A binomial is a polynomial with just two terms. These terms are typically connected by a plus or minus sign. For instance, in the expression \((5t - 3)(2t + 3)\), both \(5t - 3\) and \(2t + 3\) are binomials.

Binomials can take on a variety of forms, such as:

• Identical terms: where both terms contain the same variable, like \(x + y\)
• Mixed terms: where terms may contain different variables or constants, like \(3x + 5\)

The general structure of a binomial is \(a + b\) or \(a - b\), where \(a\) and \(b\) can be numbers, variables, or a combination of both. In our exercise, we work with variables accompanied by coefficients.
The FOIL method is particularly useful when multiplying binomials, as it helps ensure that each term is correctly accounted for during multiplication. Once you recognize a binomial, applying the FOIL method becomes much easier.

Polynomial multiplication involves combining polynomials through multiplication, resulting in a new polynomial. When multiplying binomials, the process is simplified by using the FOIL method, which stands for First, Outer, Inner, Last.

Here's how it works:

• First: Multiply the first terms of each binomial.
• Outer: Multiply the outer terms of the binomials.
• Inner: Multiply the inner terms.
• Last: Multiply the last terms of the binomials.

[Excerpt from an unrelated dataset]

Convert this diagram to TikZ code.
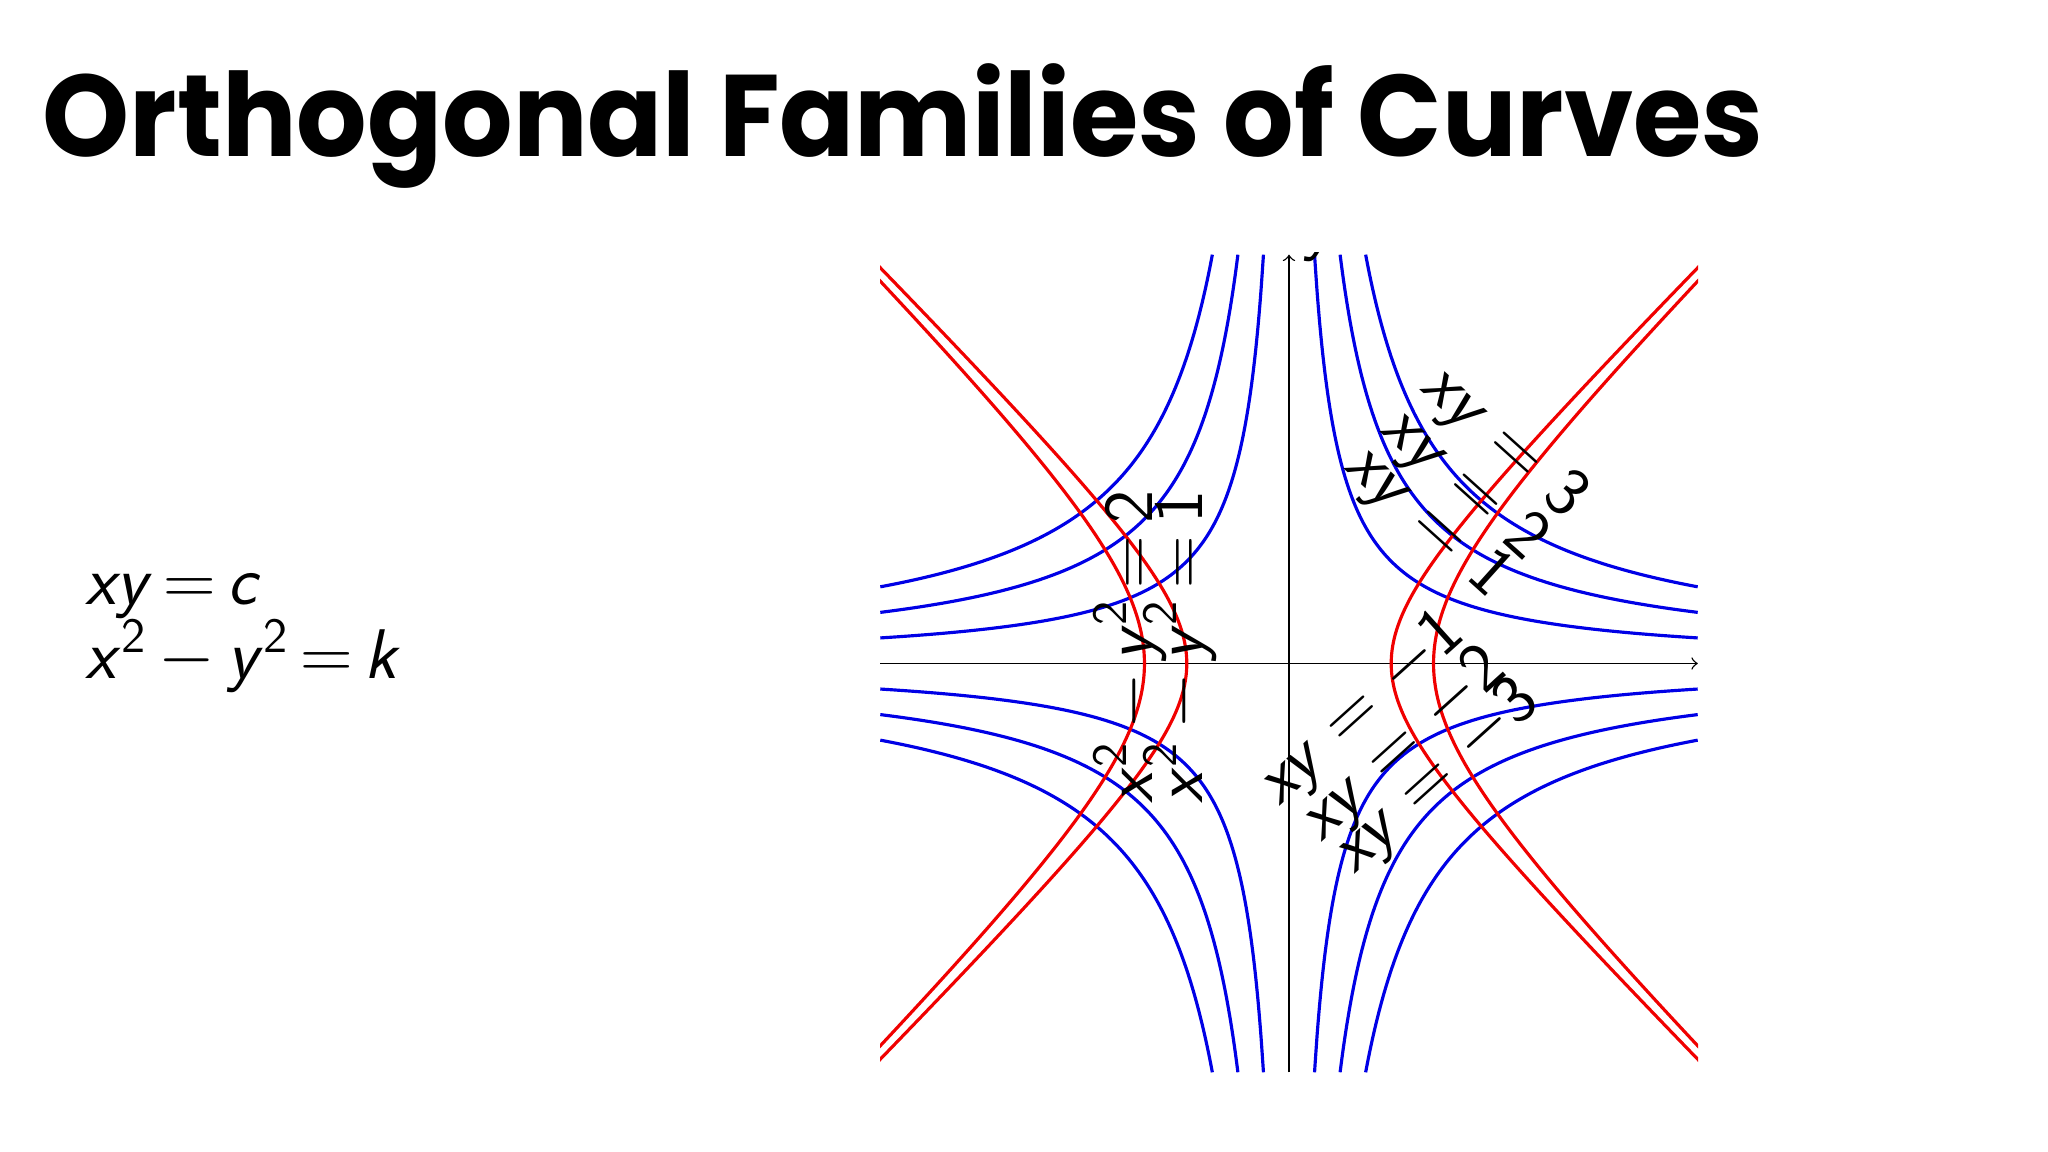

Let’s apply these to our example \((5t - 3)(2t + 3)\):

• First: \(5t \times 2t = 10t^2\)
• Outer: \(5t \times 3 = 15t\)
• Inner: \(-3 \times 2t = -6t\)
• Last: \(-3 \times 3 = -9\)

Each of these multiplicative steps ensures that components from both binomials are included in the final expression.
In this manner, the multiplication of two binomials becomes manageable by breaking it into smaller, easier steps.

Once you've multiplied polynomials, combining like terms comes next. Like terms are terms that have identical variable parts. This means they have the same variable raised to the same power.

For example, in the expression \(15t - 6t\), both terms are like terms because they both contain the variable \(t\). By combining these, we simplify the expression:

• \(15t - 6t\) simplifies to \(9t\).

Combining like terms is crucial in simplifying polynomial expressions post-multiplication. It reduces the expression to its simplest form and makes it more readable.
In our complete expression \(10t^2 + 15t - 6t - 9\), combining the like terms \(15t\) and \(-6t\) gives us \(9t\). Thus, our simplified result is \(10t^2 + 9t - 9\).
Regular practice in identifying and combining like terms builds familiarity and confidence in working with polynomials.